Les défis que la COP15 doit relever sont considérables : un million d’espèces sont menacées d’extinction, un tiers des terres sont gravement dégradées et les sols fertiles disparaissent, tandis que la pollution et le changement climatique accélèrent la dégradation des océans.
Plus de 190 pays se réunissent du 7 au 19 décembre pour tenter de sceller un pacte décennal pour la nature et éviter ainsi une sixième extinction de masse.
« Cacophonie du chaos »
« Aujourd’hui nous ne sommes pas en harmonie avec la nature, au contraire nous jouons une mélodie bien différente », une « cacophonie du chaos jouée avec des instruments de destructions », a résumé le secrétaire général de l’ONU. « Et en fin de compte, nous nous suicidons par procuration », a-t-il ajouté, avec des répercussions sur l’emploi, la faim, la maladie et la mort.
Si le constat scientifique est peu discuté, les points de friction restent nombreux entre les membres de la Convention pour la diversité biologique (CDB) de l’ONU (195 Etats et l’Union européenne, mais sans les Etats-Unis). L’issue des négociations, portant sur une vingtaine d’objectifs destinés à sauvegarder les écosystèmes d’ici 2030, reste incertaine.

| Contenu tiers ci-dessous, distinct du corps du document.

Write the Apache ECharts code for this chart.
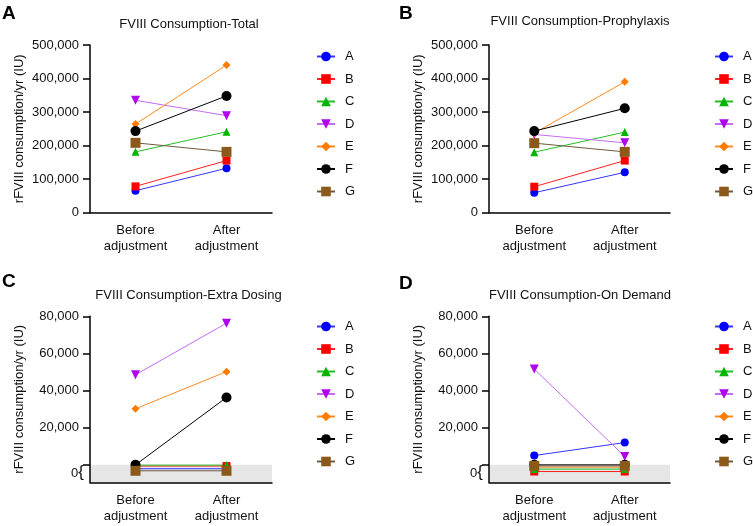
<!DOCTYPE html>
<html>
<head>
<meta charset="utf-8">
<script src="https://cdn.jsdelivr.net/npm/echarts@6/dist/echarts.min.js"></script>
<style>
  html, body { margin: 0; padding: 0; background: #fff; }
  #chart { width: 753px; height: 526px; }
</style>
</head>
<body>
<div id="chart"></div>
<script>
// groups and stages
var groups = ['A', 'B', 'C', 'D', 'E', 'F', 'G'];
var stages = ['Before\nadjustment', 'After\nadjustment'];

// panel A - total
var totalBefore = [65000, 78000, 181000, 335000, 264000, 243000, 208000];
var totalAfter = [132000, 155000, 241000, 289000, 440000, 348000, 181000];
// panel B - prophylaxis
var prophBefore = [59000, 77000, 180000, 233000, 237000, 243000, 207000];
var prophAfter = [120000, 155000, 240000, 208000, 390000, 311000, 181000];
// panel C - extra dosing
var extraBefore = [0, 0, 0, 48500, 30200, 0, 0];
var extraAfter = [0, 0, 0, 76300, 50200, 36300, 0];
// panel D - on demand
var demandBefore = [5000, 0, 0, 51600, 0, 0, 0];
var demandAfter = [12000, 0, 0, 4500, 0, 0, 0];

// tick labels
var bigTicks = [0, 100000, 200000, 300000, 400000, 500000];
var smallTicks = [0, 20000, 40000, 60000, 80000];

// where zero values are drawn inside the grey "0" band (C and D)
var bandMin = -9400;
var extraZeroSlot = [-2100, -650, -150, 0, 0, 0, -3200];
var demandZeroSlot = [0, -3600, -2300, 0, -1250, 0, -550];

var styles = [
    {symbol: 'circle', size: 8, color: '#0000ff', line: '#3434ff'},
    {symbol: 'rect', size: 8, color: '#ff0000', line: '#ff2020'},
    {symbol: 'triangle', size: 8, color: '#00b400', line: '#20c020'},
    {symbol: 'triangle', size: 9, color: '#b000f0', line: '#c46cf4', rotate: 180},
    {symbol: 'diamond', size: 8, color: '#ff7a00', line: '#ff8a20'},
    {symbol: 'circle', size: 10, color: '#000000', line: '#000000'},
    {symbol: 'rect', size: 10, color: '#8b5a1b', line: '#6f5a40'}
];

var font = 'Liberation Sans, Arial, sans-serif';
var fmt = function (v) { return v.toLocaleString('en-US'); };

var grids = [
    {left: 90, top: 45, width: 182, height: 167.5},
    {left: 489, top: 45, width: 181, height: 167.5},
    {left: 90, top: 316.3, width: 182, height: 166},
    {left: 489, top: 316.3, width: 181, height: 166}
];

var xAxes = grids.map(function (g, i) {
    return {
        type: 'category', gridIndex: i, data: stages,
        axisLine: {onZero: false, lineStyle: {color: '#000', width: 1.5}},
        axisTick: {alignWithLabel: true, length: 6, lineStyle: {color: '#000', width: 1.5}},
        axisLabel: {margin: 10, color: '#111', fontSize: 13, lineHeight: 16, fontFamily: font}
    };
});

var yAxes = grids.map(function (g, i) {
    var ax = {
        type: 'value', gridIndex: i, position: 'left',
        name: 'rFVIII consumption/yr (IU)', nameLocation: 'middle', nameGap: 64,
        nameTextStyle: {fontSize: 13, color: '#111', fontFamily: font},
        splitLine: {show: false},
        axisLine: {show: true, onZero: false, lineStyle: {color: '#000', width: 1.5}},
        axisTick: {show: true, length: 7, lineStyle: {color: '#000', width: 1.5}},
        axisLabel: {margin: 11, color: '#111', fontSize: 13, fontFamily: font, formatter: fmt}
    };
    if (i < 2) {
        ax.min = 0; ax.max = 500000; ax.interval = 100000;
    } else {
        ax.min = bandMin; ax.max = 80000;
        ax.axisTick.customValues = smallTicks;
        ax.axisLabel.customValues = smallTicks.slice(1);
    }
    return ax;
});
// the "0{" label of the zero band, on a bare axis over C and D
[2, 3].forEach(function (gi) {
    yAxes.push({
        type: 'value', gridIndex: gi, position: 'left', min: bandMin, max: 80000,
        splitLine: {show: false}, axisLine: {show: false, onZero: false}, axisTick: {show: false},
        axisLabel: {
            margin: 6, customValues: [bandMin / 2],
            formatter: function () { return '{z|0}{b|{}'; },
            rich: {
                z: {fontSize: 13, color: '#111', fontFamily: font},
                b: {fontSize: 17, color: '#111', fontFamily: font, padding: [0, 0, 2, 0]}
            }
        }
    });
});

var panels = [
    {before: totalBefore, after: totalAfter},
    {before: prophBefore, after: prophAfter},
    {before: extraBefore, after: extraAfter, slot: extraZeroSlot},
    {before: demandBefore, after: demandAfter, slot: demandZeroSlot}
];

var series = [];
panels.forEach(function (p, pi) {
    if (p.slot) {
        // grey band behind the zero values
        series.push({
            type: 'line', xAxisIndex: pi, yAxisIndex: pi, data: [], z: 0,
            markArea: {
                silent: true, z: 0,
                itemStyle: {color: '#e6e6e6', opacity: 1},
                data: [[{yAxis: bandMin}, {yAxis: 0}]]
            }
        });
    }
    groups.forEach(function (name, gi) {
        var st = styles[gi];
        var place = function (v) { return (p.slot && v === 0) ? p.slot[gi] : v; };
        series.push({
            name: name, type: 'line',
            xAxisIndex: pi, yAxisIndex: pi,
            data: [place(p.before[gi]), place(p.after[gi])],
            symbol: st.symbol, symbolSize: st.size, symbolRotate: st.rotate || 0,
            itemStyle: {color: st.color},
            lineStyle: {color: st.line, width: 1},
            z: 3
        });
    });
});

var legendPos = [[316, 50], [714, 50], [316, 320], [714, 320]];
var legends = legendPos.map(function (pos) {
    return {
        orient: 'vertical', left: pos[0], top: pos[1], padding: 0,
        data: groups, itemWidth: 18, itemHeight: 12, itemGap: 9.5,
        selectedMode: false,
        textStyle: {fontSize: 13, color: '#111', fontFamily: font, padding: [0, 0, 0, 5]}
    };
});

var titleText = [
    ['FVIII Consumption-Total', 189, 18],
    ['FVIII Consumption-Prophylaxis', 580, 15],
    ['FVIII Consumption-Extra Dosing', 188.5, 289],
    ['FVIII Consumption-On Demand', 580, 288.5]
];
var letters = [['A', 2, 4], ['B', 399, 4], ['C', 2, 272], ['D', 399, 274]];
var titles = titleText.map(function (t) {
    return {
        text: t[0], left: t[1], top: t[2], textAlign: 'center', padding: 0,
        textStyle: {fontSize: 13, fontWeight: 'normal', color: '#111', fontFamily: font}
    };
}).concat(letters.map(function (t) {
    return {
        text: t[0], left: t[1], top: t[2], padding: 0,
        textStyle: {fontSize: 19, fontWeight: 'bold', color: '#000', fontFamily: font}
    };
}));

var chart = echarts.init(document.getElementById('chart'));
chart.setOption({
    animation: false,
    title: titles,
    legend: legends,
    grid: grids,
    xAxis: xAxes,
    yAxis: yAxes,
    series: series
});
</script>
</body>
</html>
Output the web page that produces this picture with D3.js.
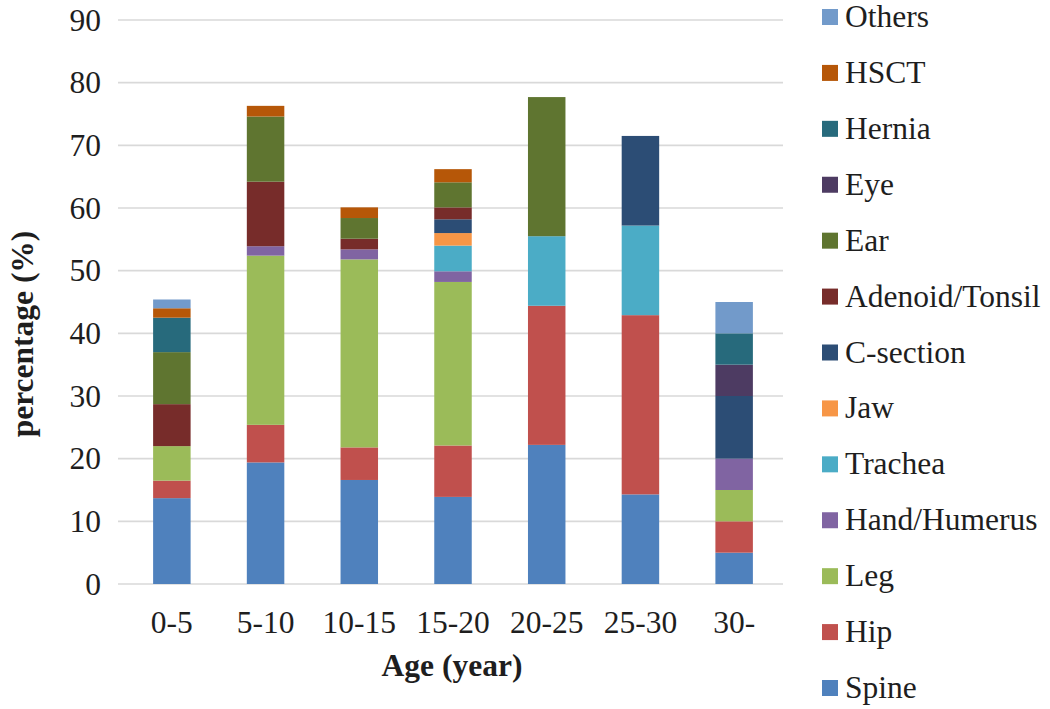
<!DOCTYPE html>
<html>
<head>
<meta charset="utf-8">
<script src="https://cdn.jsdelivr.net/npm/d3@7/dist/d3.min.js"></script>
<style>
  html, body { margin: 0; padding: 0; background: #fff; }
  svg { display: block; }
</style>
</head>
<body>
<svg id="chart" width="1050" height="709"></svg>
<script>
// ---- data (percent) ----
const categories = ["0-5", "5-10", "10-15", "15-20", "20-25", "25-30", "30-"];
const seriesNames = ["Spine", "Hip", "Leg", "Hand/Humerus", "Trachea", "Jaw", "C-section",
                     "Adenoid/Tonsil", "Ear", "Eye", "Hernia", "HSCT", "Others"];
const spine    = [13.7, 19.4, 16.6, 13.9, 22.2, 14.3, 5.0];
const hip      = [2.8, 6.0, 5.2, 8.2, 22.2, 28.6, 5.0];
const leg      = [5.5, 27.0, 30.0, 26.1, 0, 0, 5.0];
const hand     = [0, 1.5, 1.6, 1.7, 0, 0, 5.0];
const trachea  = [0, 0, 0, 4.1, 11.1, 14.3, 0];
const jaw      = [0, 0, 0, 2.0, 0, 0, 0];
const csection = [0, 0, 0, 2.2, 0, 14.3, 10.0];
const adenoid  = [6.7, 10.3, 1.7, 1.9, 0, 0, 0];
const ear      = [8.3, 10.4, 3.3, 4.0, 22.2, 0, 0];
const eye      = [0, 0, 0, 0, 0, 0, 5.0];
const hernia   = [5.5, 0, 0, 0, 0, 0, 5.0];
const hsct     = [1.5, 1.7, 1.7, 2.1, 0, 0, 0];
const others   = [1.4, 0, 0, 0, 0, 0, 5.0];
const yTicks   = [0, 10, 20, 30, 40, 50, 60, 70, 80, 90];

const seriesValues = [spine, hip, leg, hand, trachea, jaw, csection, adenoid, ear, eye, hernia, hsct, others];
const colors = ["#4F81BD", "#C0504D", "#9BBB59", "#8064A2", "#4BACC6", "#F79646", "#2C4D75",
                "#772C2A", "#5F7530", "#4D3B62", "#276A7C", "#B65708", "#729ACA"];

const rows = categories.map((c, i) => {
  const r = { cat: c };
  seriesNames.forEach((s, j) => r[s] = seriesValues[j][i]);
  return r;
});

const FONT = '"Liberation Serif", "Times New Roman", "Nimbus Roman", serif';
const FS = 31.5;
const TXT = "#1e1e1e";

const svg = d3.select("#chart");
const plotLeft = 118, plotRight = 783;

const x = d3.scaleBand().domain(categories).range([125, 781]).paddingInner(0.6).paddingOuter(0.3);
const y = d3.scaleLinear().domain([0, 90]).range([584, 20]);
const color = d3.scaleOrdinal().domain(seriesNames).range(colors);

// gridlines
svg.append("g").selectAll("line").data(yTicks).join("line")
  .attr("x1", plotLeft).attr("x2", plotRight)
  .attr("y1", d => y(d)).attr("y2", d => y(d))
  .attr("stroke", "#d9d9d9").attr("stroke-width", 1.6);

// y axis labels
const yAxis = d3.axisLeft(y).tickValues(yTicks).tickSize(0).tickPadding(0);
const gy = svg.append("g").attr("transform", "translate(101,0)").call(yAxis)
  .attr("font-family", FONT).attr("font-size", FS);
gy.select(".domain").remove();
gy.selectAll("text").attr("fill", TXT);

// bars
const stacked = d3.stack().keys(seriesNames)(rows);
svg.append("g").selectAll("g").data(stacked).join("g")
  .attr("fill", d => color(d.key))
  .selectAll("rect").data(d => d).join("rect")
  .attr("x", d => x(d.data.cat))
  .attr("width", x.bandwidth())
  .attr("y", d => y(d[1]))
  .attr("height", d => Math.max(0, y(d[0]) - y(d[1])));

// x axis labels
const xAxis = d3.axisBottom(x).tickSize(0).tickPadding(0);
const gx = svg.append("g").attr("transform", "translate(0,611)").call(xAxis)
  .attr("font-family", FONT).attr("font-size", FS);
gx.select(".domain").remove();
gx.selectAll("text").attr("fill", TXT);

// axis titles
svg.append("text").attr("x", 452).attr("y", 676).attr("text-anchor", "middle")
  .attr("font-family", FONT).attr("font-size", FS).attr("font-weight", "bold")
  .attr("fill", TXT).text("Age (year)");
svg.append("text").attr("transform", "translate(33,334) rotate(-90)").attr("text-anchor", "middle")
  .attr("font-family", FONT).attr("font-size", FS).attr("font-weight", "bold")
  .attr("fill", TXT).text("percentage (%)");

// legend
const legendNames = seriesNames.slice().reverse();
const ly = d3.scalePoint().domain(legendNames).range([17, 688]);
const lg = svg.append("g").attr("font-family", FONT).attr("font-size", FS)
  .selectAll("g").data(legendNames).join("g")
  .attr("transform", d => `translate(822,${ly(d)})`);
lg.append("rect").attr("x", 0).attr("y", -8).attr("width", 16).attr("height", 16).attr("fill", d => color(d));
lg.append("text").attr("x", 23).attr("y", 10).attr("fill", TXT).text(d => d);
</script>
</body>
</html>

« Pour que l’accord de Paris réussisse, la biodiversité doit également réussir. Pour que le climat réussisse, la nature doit réussir, et c’est pourquoi nous devons les traiter ensemble », a affirmé à l’Agence France-Presse (AFP) Elizabeth Maruma Mrema, la cheffe de la CDB, il y a quelques jours.
Parmi la vingtaine d’objectifs en discussions, l’ambition phare, surnommée « 30×30 », vise à placer au moins 30 % des terres et des mers du globe sous une protection juridique minimale d’ici à 2030. Contre respectivement 17 % et 10 % dans l’accord précédent de 2010.
La question du financement, point de blocage
Il sera aussi question des subventions néfastes à la pêche et à l’agriculture, de la lutte contre les espèces invasives et de la réduction des pesticides. Mais la question du financement de ces mesures pourrait être, une fois encore, un point de blocage. Des pays en développement demandent la création d’un fonds, comme celui décidé pour le climat, sans que cela leur ait été pour l’instant accordé.
Le manque de leadership politique pourrait aussi se faire sentir. En dehors du premier ministre canadien, aucun chef d’État ou de gouvernement n’est attendu à Montréal, alors qu’ils étaient plus de 110 en Egypte en novembre pour la COP27, conférence de l’ONU sur le climat.